I just happened upon a site that mentioned bubbl.us as a way to brainstorm. Cool tool. I played with it and decided I wanted to keep the data I had put in it to play with later, but was annoyed that I had to create yet another user id+email+password combination on yet another site that I probably won't visit again for a long while. Plus, say I want to add it onto my facebook wall. Facebook might be able to extract the images, but they might now. How lame is that?

My current solution for the login problem is less than ideal. I use the java program Password Safe to save my accounts+passwords, which it generates randomly. The pass phrase for my password safe is pretty complex, and I change it on about an annual basis. The program re-locks the safe after 5 minutes of inactivity, so this is reasonably safe against casual compromise. Of course, keyboard shoulder surfing and a subsequent theft of my machine (or temporary control) could render it useless, but I'm willing to accept those risks and do what I can to maintain control of the laptop. If somebody steals my laptop, unless they can crack the encryption quickly, I feel pretty good that I'll have enough time to restore from backup, change all the passwords, and set a new combination.

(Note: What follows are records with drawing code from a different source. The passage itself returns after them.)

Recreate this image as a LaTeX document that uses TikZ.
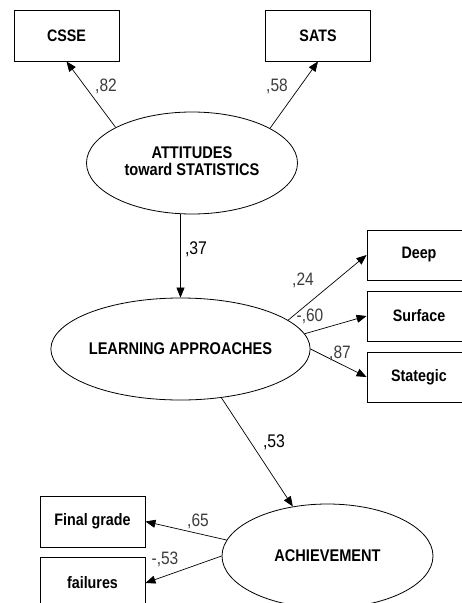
\documentclass[tikz,border=0pt]{standalone}
\usepackage{fontspec}
\setmainfont{Liberation Sans}
\usetikzlibrary{arrows.meta,shapes.geometric}
\definecolor{lblgray}{RGB}{60,60,60}
\newcommand\vst[1]{\scalebox{1}[1.16]{#1}}
\begin{document}
\begin{tikzpicture}[x=1pt,y=-1pt,
  obsbox/.style={draw=black,line width=0.9pt,rectangle,minimum width=105pt,minimum height=51pt,inner sep=0pt,font=\fontsize{14.3}{16}\selectfont\bfseries},
  latent/.style={draw=black,line width=0.8pt,ellipse,minimum width=211pt,minimum height=102pt,inner sep=0pt,align=center,font=\fontsize{14.6}{13}\selectfont\bfseries},
  path/.style={draw=black,line width=0.7pt,-{Triangle[length=10pt,width=8pt]}},
  coef/.style={font=\fontsize{15.5}{16}\selectfont,text=lblgray,inner sep=0pt},
  coefb/.style={font=\fontsize{15.8}{16}\selectfont,text=black,inner sep=0pt}]
\useasboundingbox (0,0) rectangle (462,603);
\clip (0,0) rectangle (462,603);
\fill[white] (0,0) rectangle (462,603);
% observed
\node[obsbox] (csse) at (66.5,35.5) {\vst{CSSE}};
\node[obsbox] (sats) at (318,35.5) {\vst{SATS}};
\node[obsbox,minimum width=104pt,minimum height=50pt] (deep) at (419,255) {\vst{Deep}};
\node[obsbox,minimum width=104pt,minimum height=50pt] (surface) at (419,316) {\vst{Surface}};
\node[obsbox,minimum width=104pt,minimum height=50pt] (stategic) at (419,377) {\vst{Stategic}};
\node[obsbox] (final) at (92.5,521.5) {\vst{Final grade}};
\node[obsbox] (failures) at (92.5,583) {\vst{failures}};
% latent
\node[latent] (att) at (192,163) {\vst{\begin{tabular}{@{}c@{}}ATTITUDES\\toward STATISTICS\end{tabular}}};
\node[latent] (learn) at (180.5,349) {\vst{LEARNING APPROACHES}};
\node[latent,minimum height=104pt] (ach) at (327.5,556) {\vst{ACHIEVEMENT}};
% paths
\draw[path] (att.155.6) -- (csse.south);
\draw[path] (att.24.2) -- (sats.south);
\draw[path] (att.south -| learn.north) -- (learn.north);
\draw[path] (learn.15.7) -- (deep.west);
\draw[path] (learn.7.8) -- (surface.west);
\draw[path] (learn.east) -- (stategic.west);
\draw[path] (learn.-50) -- (ach.125);
\draw[path] (ach.171.7) -- (final.east);
\draw[path] (ach.west) -- (failures.east);
% coefficients
\node[coef] (c1) at (106,86) {\vst{,82}};
\node[coef] (c2) at (277,86) {\vst{,58}};
\node[coefb] (c3) at (196,249) {\vst{,37}};
\node[coef] (c4) at (303,280) {\vst{,24}};
\node[coef] (c5) at (310,316) {\vst{-,60}};
\node[coef] (c6) at (340,353) {\vst{,87}};
\node[coefb] (c7) at (274,442) {\vst{,53}};
\node[coef] (c8) at (198,521) {\vst{,65}};
\node[coef] (c9) at (165,559) {\vst{-,53}};
\end{tikzpicture}
\end{document}
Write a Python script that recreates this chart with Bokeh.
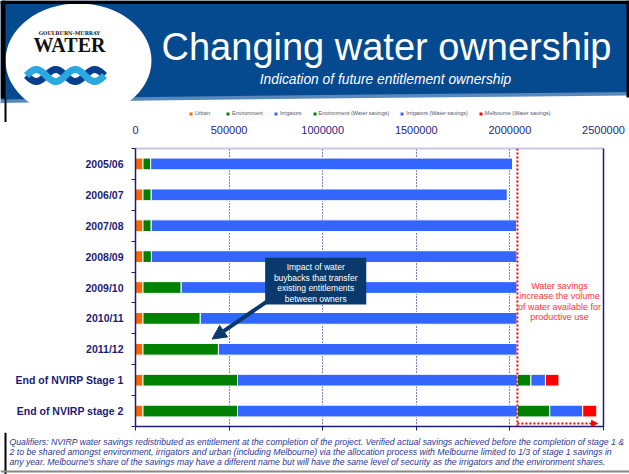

However, this is basically as good as our current "status quo" of online fractured identity can get. And I still don't have anything to bring all of my online presence together.

I recall with fond memories watching Dick Hardt's amazing Identity 2.0 presentation from the audience at OSCON 2005. I came away thinking to myself "oh good, somebody is on it." I put it out of my mind as a systems administrator with a lot of things to think about on the backend, and no real concern for the frontend.

Fast forward 5 years, and I see that we're not much better off now. Dick Hardt's company Sxip produced Sxipper, which is pretty cool, but still puts it on the users to safeguard and manage their data. Oh and really, I never heard about it until I went looking for Sxip again, and I don't know anybody using it, I think its just a cool curiosity, not a solution.

This really is an issue that affects people, but they may not know it. Look at the trouble this guy went through to make google accounts useful for people with multiple email addresses. As we start sharing and sending and moving data, our identities clearly can't be defined as email addresses anymore. I have 3 that I use a lot, and a couple of others that just refuse to die for whatever reason. Changing them means trying to find every site on which I've used them. UGH.

OpenID was, and still is, a promising direction. There are some definite security pitfalls in the way its been done in the past, but I think they've solved most of them. It doesn't really satisfy Dick's Photo ID requirement where the issuer doesn't get to know what you're using it for. Still I love when I sign up for a site and I can use my OpenID login. I use my launchpad.net account for this, mostly because it was the first site that had a very clear "this is your open ID url" link.

FOAF-SSL or "WebID" also seems interesting as a way to promote social credibility and utilize existing technologies rather than try to invent the whole thing. Even twitter seems to have rudimentary support. But its still a long way off from being in control of our identity. Given the meager number of relying parties, I'd say it may not ever get there, which is too bad.

So now I'm just confused. How and when are we going to get this done? When can I say "this is me, here's some proof that this is me, now lets get something done."?

Social networks sort of try to do this with the social proof of many friends. But at issue there is how closed off those social relationships are. Facebook wants me *on Facebook*. They don't want to enable me to also use myspace or my Ning community seamlessly.

Until we as users know why we'd want that, and somebody is able to provide it, I guess I'm just stuck with my password safe.